**Instructions to follow**. Leaving the pictures out, print the lines from the first line of the listing through the line containing "ax = fig.add_axes([52", exactly as they read, and no others.
☆ ☆ ☆
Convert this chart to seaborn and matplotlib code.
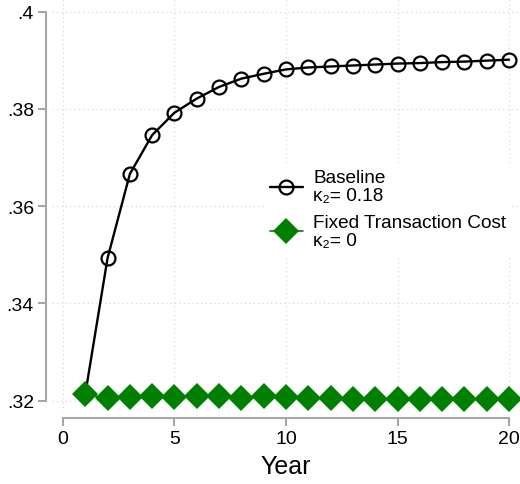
import numpy as np
import pandas as pd
import seaborn as sns
import matplotlib.pyplot as plt
from matplotlib.lines import Line2D

YEARS = list(range(1, 21))
BASELINE = [0.3213, 0.3493, 0.3666, 0.3746, 0.3792, 0.3821, 0.3845, 0.3862,
            0.3872, 0.3881, 0.3885, 0.3887, 0.3889, 0.3891, 0.3893, 0.3894,
            0.3896, 0.3897, 0.3899, 0.3901]
FIXED_COST = [0.3213, 0.3205, 0.3208, 0.3210, 0.3208, 0.3209, 0.3209, 0.3206,
              0.3209, 0.3208, 0.3206, 0.3205, 0.3203, 0.3204, 0.3203, 0.3203,
              0.3203, 0.3204, 0.3204, 0.3204]
LABELS = ["Baseline\nκ₂= 0.18", "Fixed Transaction Cost\nκ₂= 0"]
X_TICKS = [0, 5, 10, 15, 20]
Y_TICKS = [0.32, 0.34, 0.36, 0.38, 0.40]
Y_TICK_LABELS = [".32", ".34", ".36", ".38", ".4"]

GREEN = "#008000"
SPINE = "#a6a6a6"

sns.set_style("white")
plt.rcParams["font.family"] = ["Liberation Sans", "DejaVu Sans"]
plt.rcParams["text.color"] = "black"

df = pd.DataFrame({"year": YEARS, "baseline": BASELINE, "fixed": FIXED_COST})

fig = plt.figure(figsize=(5.2, 4.85), dpi=100)
ax = fig.add_axes([52 / 520, 1 - 413 / 485, 468 / 520, 413 / 485])

sns.lineplot(data=df, x="year", y="baseline", ax=ax, color="black", lw=1.7,
             marker="o", markersize=10, markerfacecolor="none",
             markeredgecolor="black", markeredgewidth=1.6, zorder=3)
sns.lineplot(data=df, x="year", y="fixed", ax=ax, color=GREEN, lw=1.2,
             marker="D", markersize=13.5, markeredgewidth=0, zorder=4)

ax.set_xlim(-0.49, 20.49)
ax.set_ylim(0.31768, 0.40257)
ax.set_xticks(X_TICKS)
ax.set_yticks(Y_TICKS)
ax.set_yticklabels(Y_TICK_LABELS)
ax.set_xlabel("Year", fontsize=18, labelpad=5, color="black")
ax.set_ylabel("")

ax.grid(True, color="#d9d9d9", linestyle=(0, (1, 2.5)), lw=0.9)
for s in ["top", "right"]:
    ax.spines[s].set_visible(False)
ax.spines["left"].set_position(("outward", 4))
ax.spines["bottom"].set_position(("outward", 4))
ax.spines["left"].set_bounds(0.32, 0.40)
ax.spines["bottom"].set_bounds(0, 20)
for s in ["left", "bottom"]:
    ax.spines[s].set_color(SPINE)
    ax.spines[s].set_linewidth(1.5)
ax.tick_params(axis="both", direction="out", length=6, width=1.5,
               color=SPINE, labelsize=14, labelcolor="black", pad=3,
               left=True, bottom=True)

handles = [
    Line2D([], [], color="black", lw=1.7, marker="o", markersize=10,
           markerfacecolor="none", markeredgewidth=1.6),
    Line2D([], [], color=GREEN, lw=1.2, marker="D", markersize=13.5,
           markeredgewidth=0),
]
leg = fig.legend(handles, LABELS, loc="upper left",
                 bbox_to_anchor=(255 / 520, 1 - 155 / 485), fontsize=13.7,
                 frameon=True, facecolor="white", edgecolor="none",
                 framealpha=1, handlelength=1.7, handletextpad=0.55,
                 labelspacing=0.5, borderpad=0.3, fancybox=False)
for t in leg.get_texts():
    t.set_linespacing(1.08)
    t.set_color("black")

fig.savefig("out.png", dpi=100)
☆ ☆ ☆
**Task output**.
Convert this chart to seaborn and matplotlib code.
import numpy as np
import pandas as pd
import seaborn as sns
import matplotlib.pyplot as plt
from matplotlib.lines import Line2D

YEARS = list(range(1, 21))
BASELINE = [0.3213, 0.3493, 0.3666, 0.3746, 0.3792, 0.3821, 0.3845, 0.3862,
            0.3872, 0.3881, 0.3885, 0.3887, 0.3889, 0.3891, 0.3893, 0.3894,
            0.3896, 0.3897, 0.3899, 0.3901]
FIXED_COST = [0.3213, 0.3205, 0.3208, 0.3210, 0.3208, 0.3209, 0.3209, 0.3206,
              0.3209, 0.3208, 0.3206, 0.3205, 0.3203, 0.3204, 0.3203, 0.3203,
              0.3203, 0.3204, 0.3204, 0.3204]
LABELS = ["Baseline\nκ₂= 0.18", "Fixed Transaction Cost\nκ₂= 0"]
X_TICKS = [0, 5, 10, 15, 20]
Y_TICKS = [0.32, 0.34, 0.36, 0.38, 0.40]
Y_TICK_LABELS = [".32", ".34", ".36", ".38", ".4"]

GREEN = "#008000"
SPINE = "#a6a6a6"

sns.set_style("white")
plt.rcParams["font.family"] = ["Liberation Sans", "DejaVu Sans"]
plt.rcParams["text.color"] = "black"

df = pd.DataFrame({"year": YEARS, "baseline": BASELINE, "fixed": FIXED_COST})

fig = plt.figure(figsize=(5.2, 4.85), dpi=100)
ax = fig.add_axes([52 / 520, 1 - 413 / 485, 468 / 520, 413 / 485])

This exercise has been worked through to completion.